Beleaguered bank Northern Rock has won a High Court injunction preventing publication of information in a briefing memorandum being distributed to potential investors, after more than 10 pages of it were published on a Financial Times website.
Mr Justice Tugendhat granted a temporary injunction restraining the FT, and any other media, from publishing ‘commercially sensitive’information about Northern Rock contained in the briefing memorandum.
He granted the injunction at a private hearing on 13 November, but this week gave the reasons in public.
The judge said: ‘The financial difficulties of the claimant, and the
fact that the Bank of England has given guarantees to its depositors, are matters which are both widely known and of very great public interest.
‘Since those difficulties have arisen, the claimant and many others have been actively concerned in attempting to resolve the crisis in its affairs.”
He said advisers Merrill Lynch, Citibank and the Blackstone Group had prepared the briefing memorandum for distribution to financial institutions on confidential terms.
However, he said that on 8 November The Daily Telegraph printed an article setting out some information derived from the briefing memorandum.
Rather than pursue a court order at that time, he said Northern Rock hired a PR firm to approach newspapers and ask them not to make any further publication from the document.
There was no information before him that the editors of the Financial Times were approached.
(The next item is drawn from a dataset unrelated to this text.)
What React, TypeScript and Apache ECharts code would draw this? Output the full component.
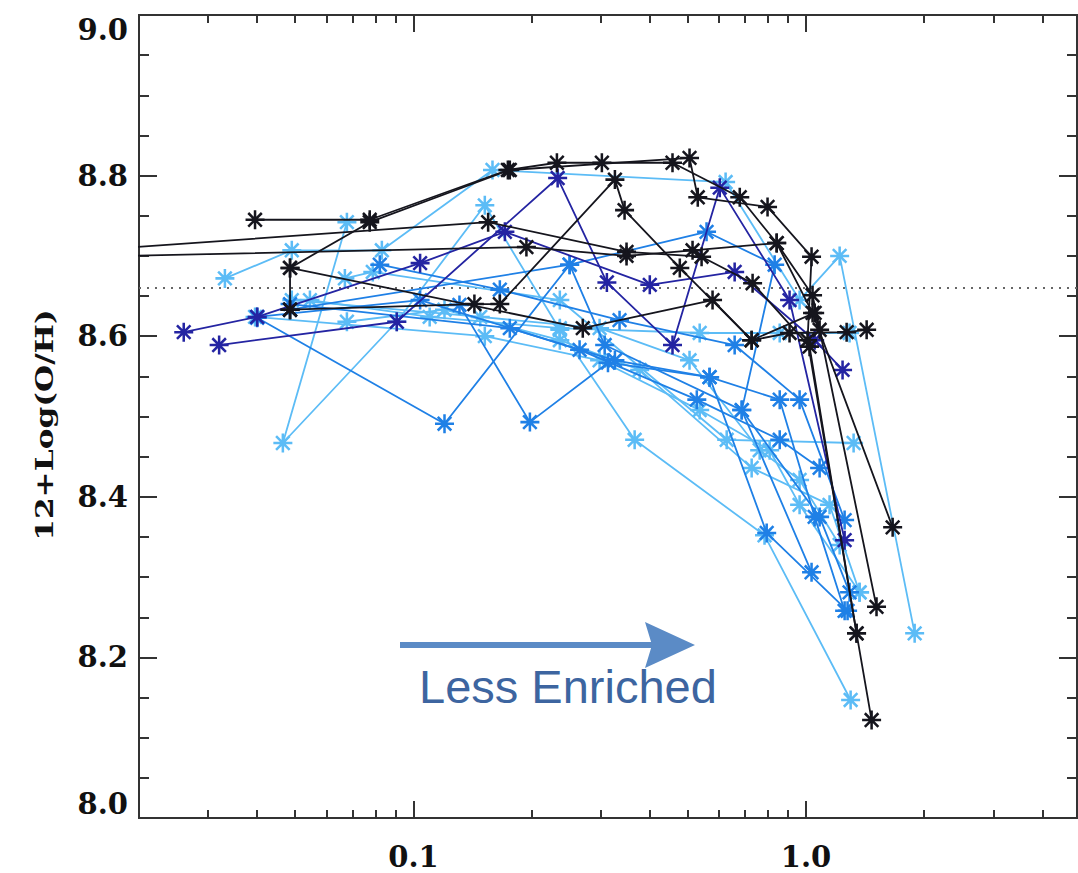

On 13 November, more than 10 pages of the Northern Rock briefing memorandum were printed in full on an area of the FT.com website called FT Alphaville.
This led to brief further publication of information from the memorandum by Dow Jones, the Evening Standard, the BBC, The Guardian website and the Reuters website.
This led Northern Rock to seek the emergency injunction against the FT and ‘persons unknown’– effectively the whole world.
Giving his reasons for granting it, the judge said: ‘I can see no public interest in the publication at the present time of the unredacted and detailed commercial information which FT.com has published.”
He declined to grant an injunction seeking to restrain republication of extracts from the memorandum published in The Daily Telegraph and, subsequently, other media, ruling: ‘I consider that the extent to which they have become available to the public is so great that an injunction would be futile.”
However, he continued: ‘Information from the briefing memorandum which has become available to the public only through the FT website seems to me to be in a different category. It is detailed financial information of a kind that the courts commonly recognise as commercially sensitive.
‘It seems to me arguable that there is a real possibility that further publication may do harm that has not already been done.”